This last week has been rough to say the least. The 19th Parker would of been 4 months old. Oh what I would give to see his smile. On the 23rd marked 1 year that we found out that we were expecting our sweet little guy. Little did we know how special he would be. Easter...I was just not feeling it. There was just nothing for me to celebrate. I didn't want to even get out of bed let alone watch little kids get to enjoy their Easter baskets and hunt for Easter eggs.

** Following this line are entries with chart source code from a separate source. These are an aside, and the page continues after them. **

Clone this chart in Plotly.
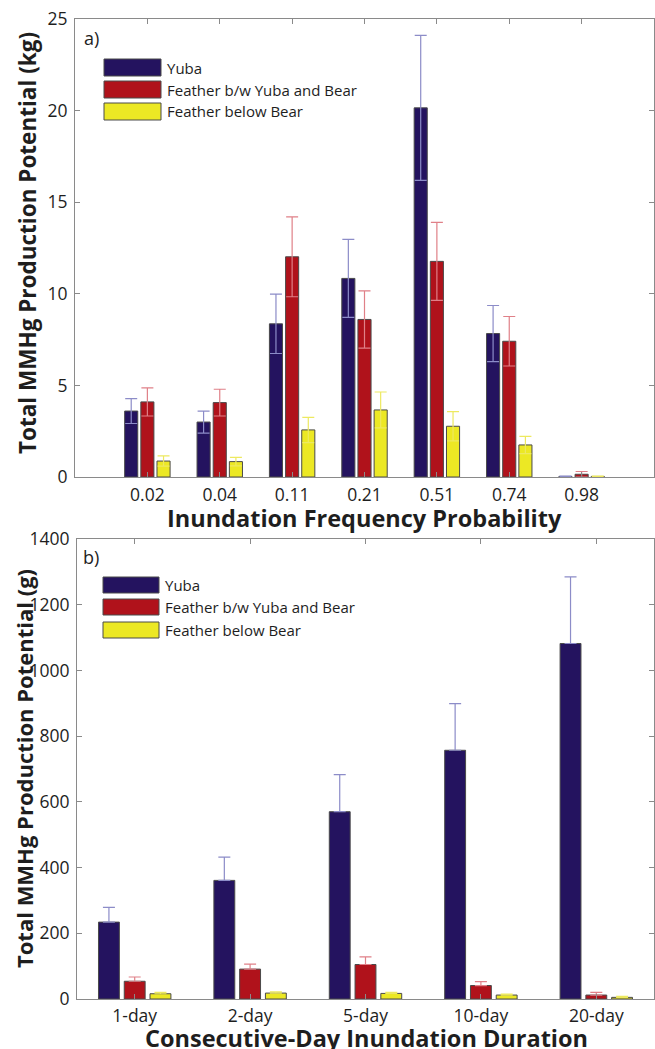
import plotly.graph_objects as go

# ---------------- data ----------------
series = ["Yuba", "Feather b/w Yuba and Bear", "Feather below Bear"]

freq_cats = ["0.02", "0.04", "0.11", "0.21", "0.51", "0.74", "0.98"]
freq_yuba = [3.6, 3.0, 8.36, 10.84, 20.15, 7.83, 0.03]
freq_yuba_err = [0.68, 0.6, 1.62, 2.13, 3.96, 1.53, 0.02]
freq_fyb = [4.1, 4.06, 12.02, 8.6, 11.77, 7.41, 0.15]
freq_fyb_err = [0.77, 0.73, 2.18, 1.56, 2.13, 1.35, 0.15]
freq_fbb = [0.87, 0.84, 2.57, 3.66, 2.77, 1.75, 0.03]
freq_fbb_err = [0.28, 0.23, 0.69, 0.98, 0.8, 0.47, 0.02]

dur_cats = ["1-day", "2-day", "5-day", "10-day", "20-day"]
dur_yuba = [234, 361, 570, 757, 1082]
dur_yuba_err = [45, 71, 113, 142, 203]
dur_fyb = [54, 91, 105, 41, 12]
dur_fyb_err = [13, 15, 23, 12, 8]
dur_fbb = [16, 18, 17, 12, 5]
dur_fbb_err = [4, 4, 3, 3, 3]

# ---------------- style ----------------
W, H = 655, 1049
bar_colors = ["#24135F", "#B0121B", "#ECE824"]
err_colors = ["#8C8CC8", "#E08088", "#EDE960"]
axis_gray = "#8A8A8A"
txt = "#1E1E1E"
tick_font = dict(family="Open Sans", size=17.5, color=txt)
xtitle_font = dict(family="Open Sans", size=23.5, color=txt)
ytitle_font = dict(family="Open Sans", size=22.5, color=txt)

fig = go.Figure()

panel_a = [(freq_yuba, freq_yuba_err), (freq_fyb, freq_fyb_err), (freq_fbb, freq_fbb_err)]
for i, (vals, errs) in enumerate(panel_a):
    fig.add_trace(go.Bar(
        x=freq_cats, y=vals, name=series[i], xaxis="x", yaxis="y",
        marker=dict(color=bar_colors[i], line=dict(color="#4A4A4A", width=1)),
        error_y=dict(type="data", array=errs, symmetric=True, color=err_colors[i],
                     thickness=1.2, width=6),
        showlegend=False, offsetgroup=str(i)))

panel_b = [(dur_yuba, dur_yuba_err), (dur_fyb, dur_fyb_err), (dur_fbb, dur_fbb_err)]
for i, (vals, errs) in enumerate(panel_b):
    fig.add_trace(go.Bar(
        x=dur_cats, y=vals, name=series[i], xaxis="x2", yaxis="y2",
        marker=dict(color=bar_colors[i], line=dict(color="#4A4A4A", width=1)),
        error_y=dict(type="data", array=errs, arrayminus=[0] * len(errs),
                     symmetric=False, color=err_colors[i], thickness=1.2, width=6),
        showlegend=False, offsetgroup=str(i)))

def px_x(p):
    return p / W

def px_y(p):
    return 1 - p / H

common_x = dict(type="category", showline=True, linecolor=axis_gray, linewidth=1,
                mirror="ticks", ticks="inside", ticklen=5, tickcolor=axis_gray,
                tickfont=tick_font, showgrid=False, zeroline=False, automargin=False,
                fixedrange=True)
common_y = dict(showline=True, linecolor=axis_gray, linewidth=1, mirror="ticks",
                ticks="inside", ticklen=5, tickcolor=axis_gray, tickfont=tick_font,
                showgrid=False, zeroline=False, automargin=False, fixedrange=True)

fig.update_layout(
    width=W, height=H,
    margin=dict(l=0, r=0, t=0, b=0),
    paper_bgcolor="white", plot_bgcolor="white",
    barmode="group", bargap=0.33, bargroupgap=0.19,
    xaxis=dict(common_x, domain=[px_x(75), px_x(654)], range=[-1, 7], anchor="y",
               ticklabelstandoff=2),
    yaxis=dict(common_y, domain=[px_y(477), px_y(19)], range=[0, 25], dtick=5,
               anchor="x", ticklabelstandoff=3),
    xaxis2=dict(common_x, domain=[px_x(77), px_x(654)], range=[-0.5, 4.5], anchor="y2",
                ticklabelstandoff=1),
    yaxis2=dict(common_y, domain=[px_y(999), px_y(539)], range=[0, 1400], dtick=200,
                anchor="x2", ticklabelstandoff=3),
    showlegend=False,
)

annotations = []
shapes = []

# axis titles
annotations.append(dict(text="<b>Inundation Frequency Probability</b>", x=px_x(364),
                        y=px_y(518), xref="paper", yref="paper", showarrow=False,
                        font=xtitle_font, xanchor="center", yanchor="middle"))
annotations.append(dict(text="<b>Consecutive-Day Inundation Duration</b>", x=px_x(366),
                        y=px_y(1038), xref="paper", yref="paper", showarrow=False,
                        font=xtitle_font, xanchor="center", yanchor="middle"))
annotations.append(dict(text="<b>Total MMHg Production Potential (kg)</b>", x=px_x(27),
                        y=px_y(243), xref="paper", yref="paper", showarrow=False,
                        font=ytitle_font, textangle=-90, xanchor="center", yanchor="middle"))
annotations.append(dict(text="<b>Total MMHg Production Potential (g)</b>", x=px_x(24),
                        y=px_y(769), xref="paper", yref="paper", showarrow=False,
                        font=dict(ytitle_font, size=22), textangle=-90,
                        xanchor="center", yanchor="middle"))

# panel labels
annotations.append(dict(text="a)", x=px_x(82), y=px_y(38), xref="paper", yref="paper",
                        showarrow=False, font=dict(family="Open Sans", size=18, color=txt),
                        xanchor="left", yanchor="middle"))
annotations.append(dict(text="b)", x=px_x(81), y=px_y(557), xref="paper", yref="paper",
                        showarrow=False, font=dict(family="Open Sans", size=18, color=txt),
                        xanchor="left", yanchor="middle"))

# hand-drawn legends (large MATLAB-style swatches)
legend_rows = {
    "a": dict(x0=104, x1=161, tx=165, rows=[(59, 76), (81, 98), (103, 120)]),
    "b": dict(x0=103, x1=159, tx=163, rows=[(577, 593), (599, 615), (622, 638)]),
}
for key, spec in legend_rows.items():
    for i, (t, b) in enumerate(spec["rows"]):
        shapes.append(dict(type="rect", xref="paper", yref="paper",
                           x0=px_x(spec["x0"]), x1=px_x(spec["x1"]),
                           y0=px_y(b), y1=px_y(t), fillcolor=bar_colors[i],
                           line=dict(color="#4A4A4A", width=1)))
        annotations.append(dict(text=series[i], x=px_x(spec["tx"]), y=px_y((t + b) / 2),
                                xref="paper", yref="paper", showarrow=False,
                                font=dict(family="Open Sans", size=15, color=txt),
                                xanchor="left", yanchor="middle"))

fig.update_layout(annotations=annotations, shapes=shapes)

fig.write_html("out.html")
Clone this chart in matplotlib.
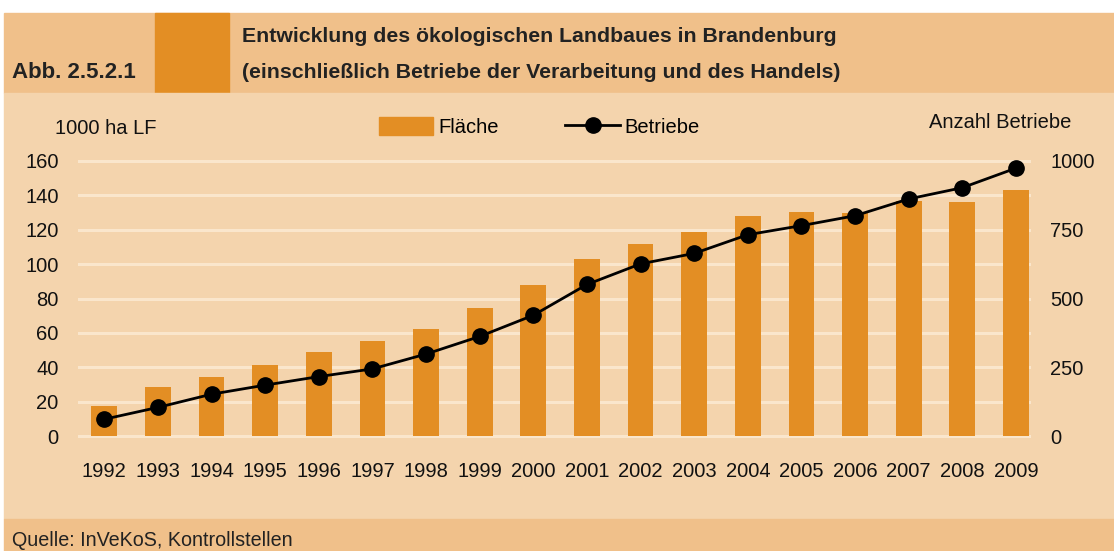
import numpy as np
import matplotlib.pyplot as plt
from matplotlib.patches import Rectangle
from matplotlib.lines import Line2D

plt.rcParams['font.family'] = ['Liberation Sans', 'DejaVu Sans']

years = [str(y) for y in range(1992, 2010)]
flaeche = [17.5, 28.8, 34.3, 41.3, 48.9, 55.5, 62.2, 74.3, 88.1,
           102.9, 111.9, 118.5, 128.0, 130.6, 129.6, 137.0, 136.0, 143.0]
betriebe = [61, 104, 152, 185, 216, 244, 298, 362, 439,
            551, 626, 664, 732, 765, 801, 862, 903, 974]

W, H = 1114, 551
header_bg = '#F0C08A'
plot_bg = '#F4D4AD'
orange = '#E38E24'
grid_c = '#FAE6CC'
txt = '#111111'
fs = 14.5

fig = plt.figure(figsize=(W / 100, H / 100), dpi=100)
fig.patch.set_facecolor('white')


def box(x0, y0, x1, y1, color):
    # pixel coords from top-left
    fig.patches.append(Rectangle((x0 / W, 1 - y1 / H), (x1 - x0) / W, (y1 - y0) / H,
                                 transform=fig.transFigure, color=color, zorder=-5))


box(4, 13, W, 93, header_bg)
box(155, 13, 229, 93, orange)
box(4, 93, W, 519, plot_bg)
box(4, 519, W, H, header_bg)

fig.text(242 / W, 1 - 37 / H, 'Entwicklung des ökologischen Landbaues in Brandenburg',
         fontsize=15.3, fontweight='bold', color='#222222', va='center', ha='left')
fig.text(242 / W, 1 - 72 / H, '(einschließlich Betriebe der Verarbeitung und des Handels)',
         fontsize=15.3, fontweight='bold', color='#222222', va='center', ha='left')
fig.text(12 / W, 1 - 73 / H, 'Abb. 2.5.2.1', fontsize=16, fontweight='bold',
         color='#222222', va='center', ha='left')
fig.text(12 / W, 1 - 541 / H, 'Quelle: InVeKoS, Kontrollstellen', fontsize=14.2,
         color='#222222', va='center', ha='left')

# axes: value 0 at y=436 px, 160 at y=161 px
top_px, bot_px = 152, 440
ppu = (436 - 161) / 160
ax = fig.add_axes([78 / W, 1 - bot_px / H, (1031 - 78) / W, (bot_px - top_px) / H])
ax.set_facecolor('none')
x = np.arange(len(years))
ax.bar(x, flaeche, width=0.48, color=orange, zorder=2)
ax.set_ylim(-(bot_px - 436) / ppu, 160 + (161 - top_px) / ppu)
ax.set_xlim(-0.49, 17.28)
ax.set_yticks(range(0, 161, 20))
ax.set_xticks(x)
ax.set_xticklabels(years)
ax.tick_params(axis='y', length=0, pad=14, labelsize=fs, colors=txt)
ax.tick_params(axis='x', length=0, pad=16, labelsize=fs, colors=txt)
for s in ax.spines.values():
    s.set_visible(False)
for v in range(0, 161, 20):
    ax.axhline(v, color=grid_c, lw=2.2, zorder=1)

ax2 = ax.twinx()
ax2.plot(x, betriebe, color='black', lw=2, marker='o', markersize=11, zorder=3)
lo, hi = ax.get_ylim()
ax2.set_ylim(lo * 6.25, hi * 6.25)
ax2.set_yticks([0, 250, 500, 750, 1000])
ax2.tick_params(axis='y', length=0, pad=14, labelsize=fs, colors=txt)
for s in ax2.spines.values():
    s.set_visible(False)

fig.text(55 / W, 1 - 128 / H, '1000 ha LF', fontsize=fs, color=txt, va='center', ha='left')
fig.text(1071 / W, 1 - 123 / H, 'Anzahl Betriebe', fontsize=fs, color=txt, va='center', ha='right')

handles = [Rectangle((0, 0), 1, 1, color=orange),
           Line2D([], [], color='black', lw=2, marker='o', markersize=11)]
fig.legend(handles, ['Fläche', 'Betriebe'], loc='center left', bbox_to_anchor=(369 / W, 1 - 127 / H),
           ncol=2, frameon=False, fontsize=fs, handlelength=2.7, handleheight=1.0,
           handletextpad=0.25, columnspacing=3.3, borderpad=0)

fig.savefig('out.png', dpi=100)
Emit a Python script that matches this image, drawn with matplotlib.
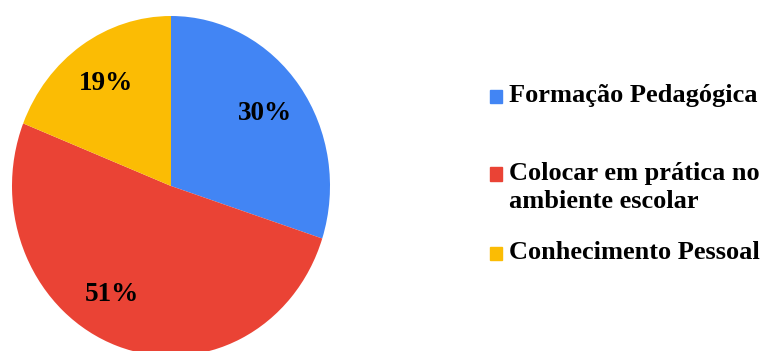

Yesterday was so emotionally exhausting so I was going to take a nap. Around 830 pm Katie sent me a text message and told me that Olivia was having a rough time and she thought this was "it" I waited and waited for the news to hear that everything was ok and she was just giving us another little scare, for those of you that know Olivia shes pretty good at that. Then came the news that I didn't want to hear...from Katies facebook wall "Chris and I have a beautiful sassy diva in heaven" I screamed NOOOO this couldn't be happening. Adam and I sat on the couch holding each other and crying for Katie and Chris. Not that any of the babies we lose in this community are easy but this one is HARD. Many of you know how close Katie and I are. I love that girl with all of my heart. I've never met Olivia and I already miss her. Almost everyday I would get a picture of her sent to my phone. All those cute little outfits and shoes....she loved shoes just like her Aunt Heather....Im gonna miss you Olive juice.
I spoke with Katie last night....A couple of weeks ago I sent Olivia an Easter basket with lots of little goodies. Katie told me that her and Chris got to give Olivia her last bath and dress her one last time. Katie dressed her in the outfit that I sent her in her Easter basket. It made me cry and smile all at the same time. It meant so much to me. I am so glad that she got to wear her little Easter dress and I know it looked beautiful on her!
Olivia and Parker were born 4 days apart, little angels. They both weighed 6 lb 1 oz. Olivia was 20 inches long and Parker was 19 inches long. Katie and I have a birthday less than a week apart. Parker and Olivia were our first babies. I don't know but I think we were meant to meet each other. I know that we were meant to be each others support. We have tooooo many things in common for this not to of happened for a reason. We dont understand it and probably never will but I just keep believing that she was put into my life for a reason.I cant wait to meet her, hopefully very soon!
You finally get to meet Olivia, isn't she beautiful? I hope that you 2 will play nice and watch over all of us. Even though we wanted to introduce you 2 little munchkins here on earth and watch you grow up, I know that you have met in heaven and are free of pain. We all miss you babies so much, please stay close to us as we are still struggling everyday. Please especially watch over Olivia's mommy and daddy these next few weeks they are going to need you 2.
Kisses, kisses and more kisses... I love you Parker and Olivia!
There is now a little monkey and a little owl in heaven...I can imagine all the trees you 2 have already climbed! Have fun, be good, and come visit us every once in awhile....
Please keep Katie and Chris in your thoughts and prayers as they lay their little angel to rest.